Here's some stuff that happened in the past
If you were to make a list of ideal Saturday Night Live hosts, Madeline Kahn would occupy a place of distinction at the very top. She possessed the unique and impressive skillset necessary for hosting. She had the glamour and beauty of an old-school silver screen siren and the physical comedy genius of a silent screen comedienne. She was gorgeous yet relatable, intimidatingly talented and beautiful yet oddly relatable and accessible. Audiences loved her. The Not Ready For Prime Time Players loved her. How could they not? She was irresistible, a uniquely gifted and blessed human being.
When Kahn and Gilda Radner share the screen it’s almost too adorable. An early standout sketch casts Kahn as Marlene Dietrich and Radner as Barbara Walters in what is incontestably silly, lisp-based verbal comedy. Deriving big laughs from the funny way the journalistic legend and international icon of androgyny talk might not represent the highest or most sophisticated form of humor but the sketch is low comedy done by two masters of the form, true virtuosos whose respect for each other is as palpable as it is understandable.
In a bit so cute I literally vomited up rainbows, puppies, and sunshine while watching it—in a good way—Radner and Kahn take turns doing their impressions of, respectively, a parakeet learning its first words and a baby eating ice cream for the first time.
The ambitious, precocious comic geniuses at 30 Rock generally went for long, hard laughs, which is why it resorted to popular favorites like sex, destruction, drug references, double entendres, and general anarchy so often.
But the parakeet/baby routine doesn’t go for hard laughs or even soft laughs but rather “awwws.” It’s a boldly, brazenly gentle segment that leans on the audience’s love for Radner, the most popular female cast member and the most lovable.
According to Doug Hill and Jeff Weingrad’s Saturday Night Live: A Backstage History of Saturday Night Live John Belushi and Dan Aykroyd and later Bill Murray were known as the “bully boys” because they were macho and aggressive and weren’t about to let women get laughs or attention they felt belonged to them.
The bully boys, along with Chevy Chase’s breakout popularity, made things hard for the show’s female writers and cast members. So it was always nice when a host like Kahn stopped by to even things out and give women a fighting chance in the show’s deeply rigged battle of the sexes.
Kahn ensured that the female cast members women had a lot to do during her week as host. She takes center stage in one of the show’s early perennials: the painfully relatable character-based comedy of young girls talking about sex from a place of deep ignorance.
These sketches were a way for the women on staff to get sketches about women and their inner lives onto the air by making them about the discomfort children feel around the very idea of sex.
Like the parakeet/squealing baby bit, this sketch is not going for hard laughs or big laughs but rather knowing, gentle laughs of recognition.
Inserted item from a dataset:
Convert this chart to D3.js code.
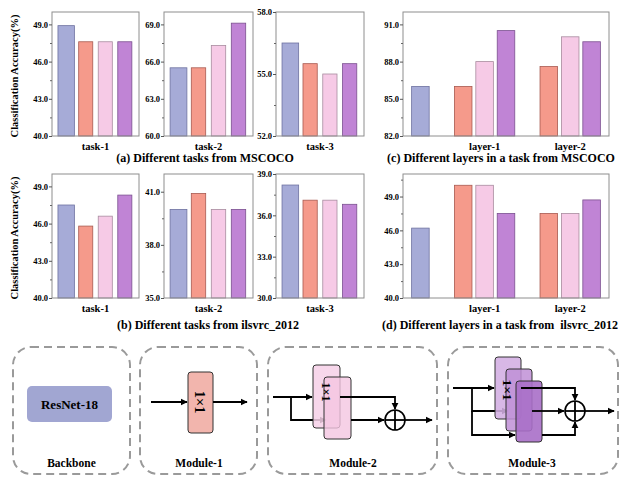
<!DOCTYPE html>
<html><head><meta charset="utf-8">
<script src="https://cdn.jsdelivr.net/npm/d3@7/dist/d3.min.js"></script>
<style>
html,body{margin:0;padding:0;background:#fff;}
svg{display:block;}
text{font-family:"Liberation Serif","Times New Roman",serif;font-weight:bold;fill:#000;white-space:pre;}
</style></head>
<body>
<script>
// ---------------- DATA ----------------
const seriesNames = ["Backbone", "Module-1", "Module-2", "Module-3"];
const taskLabels = ["task-1", "task-2", "task-3"];

// (a) MSCOCO tasks: values per task in series order
const cocoTask1 = [48.9, 47.6, 47.6, 47.6];
const cocoTask2 = [65.5, 65.5, 67.3, 69.1];
const cocoTask3 = [56.5, 55.5, 55.0, 55.5];
const cocoTaskDomains = [[40, 50], [60, 70], [52, 58]];
const cocoTaskTicks = [[40, 43, 46, 49], [60, 63, 66, 69], [52, 55, 58]];

// (b) ilsvrc_2012 tasks
const ilsvrcTask1 = [47.5, 45.8, 46.6, 48.3];
const ilsvrcTask2 = [40.0, 40.9, 40.0, 40.0];
const ilsvrcTask3 = [38.2, 37.1, 37.1, 36.8];
const ilsvrcTaskDomains = [[40, 50], [35, 42], [30, 39]];
const ilsvrcTaskTicks = [[40, 43, 46, 49], [35, 38, 41], [30, 33, 36, 39]];

// (c)/(d) layers
const layerLabels = ["layer-1", "layer-2"];
const layerModules = ["Module-1", "Module-2", "Module-3"];
const cocoLayerBackbone = 86.0;
const cocoLayer1 = [86.0, 88.0, 90.5];
const cocoLayer2 = [87.6, 90.0, 89.6];
const cocoLayerDomain = [82, 92];
const cocoLayerTicks = [82, 85, 88, 91];
const ilsvrcLayerBackbone = 46.2;
const ilsvrcLayer1 = [50.0, 50.0, 47.5];
const ilsvrcLayer2 = [47.5, 47.5, 48.7];
const ilsvrcLayerDomain = [40, 51];
const ilsvrcLayerTicks = [40, 43, 46, 49];

const yTitle = "Classification Accuracy(%)";
const captions = ["(a) Different tasks from MSCOCO", "(c) Different layers in a task from MSCOCO",
                  "(b) Different tasks from ilsvrc_2012", "(d) Different layers in a task from  ilsvrc_2012"];

// ---------------- STYLE ----------------
const fills = {"Backbone": "#a6abd7", "Module-1": "#f59a8b", "Module-2": "#f6cae6", "Module-3": "#c084d5"};
const strokes = {"Backbone": "#6e72a0", "Module-1": "#a85a50", "Module-2": "#a88c9f", "Module-3": "#7b508f"};
const widthFactor = {"Backbone": 0.84, "Module-1": 0.72, "Module-2": 0.72, "Module-3": 0.72};

const W = 624, H = 477;
const svg = d3.select("body").append("svg").attr("width", W).attr("height", H);

function yAxis(g, y, ticks) {
  const step = ticks[1] - ticks[0];
  const minors = ticks.map(t => t + step / 2).filter(t => t < y.domain()[1]);
  g.append("g").call(d3.axisLeft(y).tickValues(minors).tickSize(2).tickFormat(""))
    .call(s => { s.select(".domain").remove(); s.selectAll("line").attr("stroke", "#666"); });
  const ax = g.append("g").call(d3.axisLeft(y).tickValues(ticks).tickSize(3).tickPadding(1).tickFormat(d3.format(".1f")));
  ax.select(".domain").remove();
  ax.selectAll("line").attr("stroke", "#555");
  ax.selectAll("text").attr("font-size", 8.5).attr("font-family", null).attr("fill", "#000");
}

function frame(x0, x1, y0, y1) {
  svg.append("rect").attr("x", x0).attr("y", y0).attr("width", x1 - x0).attr("height", y1 - y0)
    .attr("fill", "none").attr("stroke", "#8e8e8e").attr("stroke-width", 1);
}

function taskPanel(x0, x1, y0, y1, values, domain, ticks, label) {
  const y = d3.scaleLinear().domain(domain).range([y1, y0]);
  const x = d3.scaleBand().domain(seriesNames).range([x0, x1]).paddingInner(0).paddingOuter(0.225);
  const data = seriesNames.map((s, i) => ({s, v: values[i]}));
  svg.append("g").selectAll("rect").data(data).join("rect")
    .attr("x", d => x(d.s) + (x.bandwidth() - x.bandwidth() * widthFactor[d.s]) / 2)
    .attr("width", d => x.bandwidth() * widthFactor[d.s])
    .attr("y", d => y(d.v)).attr("height", d => y(domain[0]) - y(d.v))
    .attr("fill", d => fills[d.s]).attr("stroke", d => strokes[d.s]).attr("stroke-width", 0.8);
  frame(x0, x1, y0, y1);
  yAxis(svg.append("g").attr("transform", `translate(${x0},0)`), y, ticks);
  svg.append("text").attr("x", (x0 + x1) / 2).attr("y", y1 + 14).attr("text-anchor", "middle")
    .attr("font-size", 10.5).text(label);
}

function layerPanel(x0, x1, y0, y1, backbone, l1, l2, domain, ticks) {
  const slots = ["Backbone"];
  layerLabels.forEach(l => { slots.push("gap|" + l); layerModules.forEach(m => slots.push(l + "|" + m)); });
  const x = d3.scaleBand().domain(slots).range([x0, x1]).paddingInner(0).paddingOuter(0.313);
  const y = d3.scaleLinear().domain(domain).range([y1, y0]);
  const data = [{slot: "Backbone", s: "Backbone", v: backbone}];
  [l1, l2].forEach((arr, gi) => arr.forEach((v, i) =>
    data.push({slot: layerLabels[gi] + "|" + layerModules[i], s: layerModules[i], v})));
  const bw = x.bandwidth() * 0.82;
  svg.append("g").selectAll("rect").data(data).join("rect")
    .attr("x", d => x(d.slot) + (x.bandwidth() - bw) / 2).attr("width", bw)
    .attr("y", d => y(d.v)).attr("height", d => y(domain[0]) - y(d.v))
    .attr("fill", d => fills[d.s]).attr("stroke", d => strokes[d.s]).attr("stroke-width", 0.8);
  frame(x0, x1, y0, y1);
  yAxis(svg.append("g").attr("transform", `translate(${x0},0)`), y, ticks);
  layerLabels.forEach(l => {
    svg.append("text").attr("x", x(l + "|Module-2") + x.bandwidth() / 2).attr("y", y1 + 14)
      .attr("text-anchor", "middle").attr("font-size", 10.5).text(l);
  });
}

const taskX = [[52, 139], [164, 253], [276, 364]];
const rows = [[12, 136], [174, 298]];
const cocoTasks = [cocoTask1, cocoTask2, cocoTask3];
const ilsvrcTasks = [ilsvrcTask1, ilsvrcTask2, ilsvrcTask3];

taskX.forEach((xr, i) => taskPanel(xr[0], xr[1], rows[0][0], rows[0][1], cocoTasks[i], cocoTaskDomains[i], cocoTaskTicks[i], taskLabels[i]));
taskX.forEach((xr, i) => taskPanel(xr[0], xr[1], rows[1][0], rows[1][1], ilsvrcTasks[i], ilsvrcTaskDomains[i], ilsvrcTaskTicks[i], taskLabels[i]));
layerPanel(403, 609, rows[0][0], rows[0][1], cocoLayerBackbone, cocoLayer1, cocoLayer2, cocoLayerDomain, cocoLayerTicks);
layerPanel(403, 609, rows[1][0], rows[1][1], ilsvrcLayerBackbone, ilsvrcLayer1, ilsvrcLayer2, ilsvrcLayerDomain, ilsvrcLayerTicks);

// y titles
rows.forEach(r => {
  svg.append("text").attr("transform", `translate(18,${(r[0] + r[1]) / 2 + 2}) rotate(-90)`)
    .attr("text-anchor", "middle").attr("font-size", 10.5).text(yTitle);
});
// captions
[[205, 162], [501, 162], [208, 329], [500, 329]].forEach((p, i) => {
  svg.append("text").attr("x", p[0]).attr("y", p[1]).attr("text-anchor", "middle")
    .attr("font-size", 12).text(captions[i]);
});

// ---------------- DIAGRAM ----------------
const defs = svg.append("defs");
defs.append("marker").attr("id", "ah").attr("viewBox", "0 0 10 10").attr("refX", 9).attr("refY", 5)
  .attr("markerWidth", 4).attr("markerHeight", 4).attr("markerUnits", "strokeWidth").attr("orient", "auto")
  .append("path").attr("d", "M0,0L10,5L0,10z").attr("fill", "#000");

const dg = svg.append("g");
function dbox(x0, x1) {
  dg.append("rect").attr("x", x0).attr("y", 347).attr("width", x1 - x0).attr("height", 127).attr("rx", 18)
    .attr("fill", "none").attr("stroke", "#9a9a9a").attr("stroke-width", 2).attr("stroke-dasharray", "8,5");
}
function path(pts, arrow, color) {
  dg.append("path").attr("d", d3.line()(pts)).attr("fill", "none").attr("stroke", color || "#000")
    .attr("stroke-width", 1.8).attr("marker-end", arrow ? "url(#ah)" : null);
}
function block(x0, y0, x1, y1, fill, op) {
  dg.append("rect").attr("x", x0).attr("y", y0).attr("width", x1 - x0).attr("height", y1 - y0).attr("rx", 3)
    .attr("fill", fill).attr("fill-opacity", op || 1).attr("stroke", "#333").attr("stroke-width", 1);
}
function label1x1(cx, cy, fs) {
  dg.append("text").attr("transform", `translate(${cx},${cy}) rotate(90)`).attr("text-anchor", "middle")
    .attr("dy", "0.35em").attr("font-size", fs).text("1×1");
}
function plus(cx, cy) {
  const r = 10;
  dg.append("circle").attr("cx", cx).attr("cy", cy).attr("r", r).attr("fill", "#fff").attr("stroke", "#000").attr("stroke-width", 1.6);
  path([[cx - r, cy], [cx + r, cy]]); path([[cx, cy - r], [cx, cy + r]]);
}
function modLabel(x, t) {
  dg.append("text").attr("x", x).attr("y", 467).attr("text-anchor", "middle").attr("font-size", 11.5).text(t);
}

dbox(13, 130); dbox(140, 257); dbox(268, 437); dbox(448, 618);

// Backbone
dg.append("rect").attr("x", 27).attr("y", 386).attr("width", 85).attr("height", 36).attr("rx", 5).attr("fill", "#a1a6d2");
dg.append("text").attr("x", 69.5).attr("y", 404).attr("dy", "0.35em").attr("text-anchor", "middle").attr("font-size", 13).text("ResNet-18");
modLabel(71.5, "Backbone");

// Module-1
path([[151, 402], [187, 402]], true);
block(188, 372, 213, 433, "#f2b5ad");
label1x1(200.5, 402, 14.5);
path([[213, 402], [247, 402]], true);
modLabel(199, "Module-1");

// Module-2
path([[273, 397], [312, 397]], true);
path([[291, 397], [291, 420], [326, 420]], true);
block(313, 365, 340, 428, "#f6d0e7", 0.85);
block(324, 377, 351, 439, "#f4c6e1", 0.8);
label1x1(326.5, 392, 12);
path([[340, 397], [395, 397], [395, 409]], true);
path([[351, 420], [384, 420]], true);
plus(395, 420);
path([[405, 420], [432, 420]], true);
modLabel(353, "Module-2");

// Module-3
path([[453, 388], [494, 388]], true);
path([[472, 388], [472, 411], [508, 411]], true);
path([[472, 411], [472, 435], [515, 435]], true);
block(495, 357, 521, 419, "#d3aee3", 0.88);
block(506, 369, 532, 431, "#bf8fd6", 0.85);
block(516, 381, 542, 442, "#a96fc8", 0.9);
label1x1(507.5, 390, 13.5);
path([[521, 388], [575, 388], [575, 400]], true);
path([[532, 411], [564, 411]], true);
path([[542, 435], [575, 435], [575, 422]], true);
plus(575, 411);
path([[585, 411], [614, 411]], true);
modLabel(532, "Module-3");
</script>
</body></html>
The show aspires to big laughs and gets them in “Last Days”, a classic sketch with Kahn as an inebriated Pat Nixon, Dan Aykroyd as a feral, Jew-hating sociopathic Richard Nixon, and John Belushi as a cooly pragmatic Henry Kissinger.
Aykroyd would go on to play Jimmy Carter as a good man and a smart man but he plays Nixon as an inhuman ghoul, a paranoid, jabbering madman. It’s an impression so good that it almost makes you wish Nixon was still in office at the time so Aykroyd could trot it out more often.
This was the show’s Mother’s Day show and, like the Christmas show, it feels like a gift from the show to its adoring audience.
neat, eh? Man, I LOVE this silly newsletter.
a feral, Jew-hating sociopathic Richard Nixon
Is there any other kind?
My usually think of Dan Hedaya in Dick as favorite on-screen Nixon, with Billy West's deranged impression on Futurama close behind. But me always forget about how well Aykroyd creates absurd cariacture that more honest than more accurate impression would be, which how best impressions work.
"What a wonderful human being"
Indeed.
"Kahn ensured that the female cast members women had a lot to do during her week as host. "
YES. The show wasn't yet set in stone, it could vary wildly in tone from sketch to sketch. And yes, from show to show, based on the influence of the host.
It sounds a lot less like a "team effort" than two [or more] factions battling for who gets to do Their Stuff.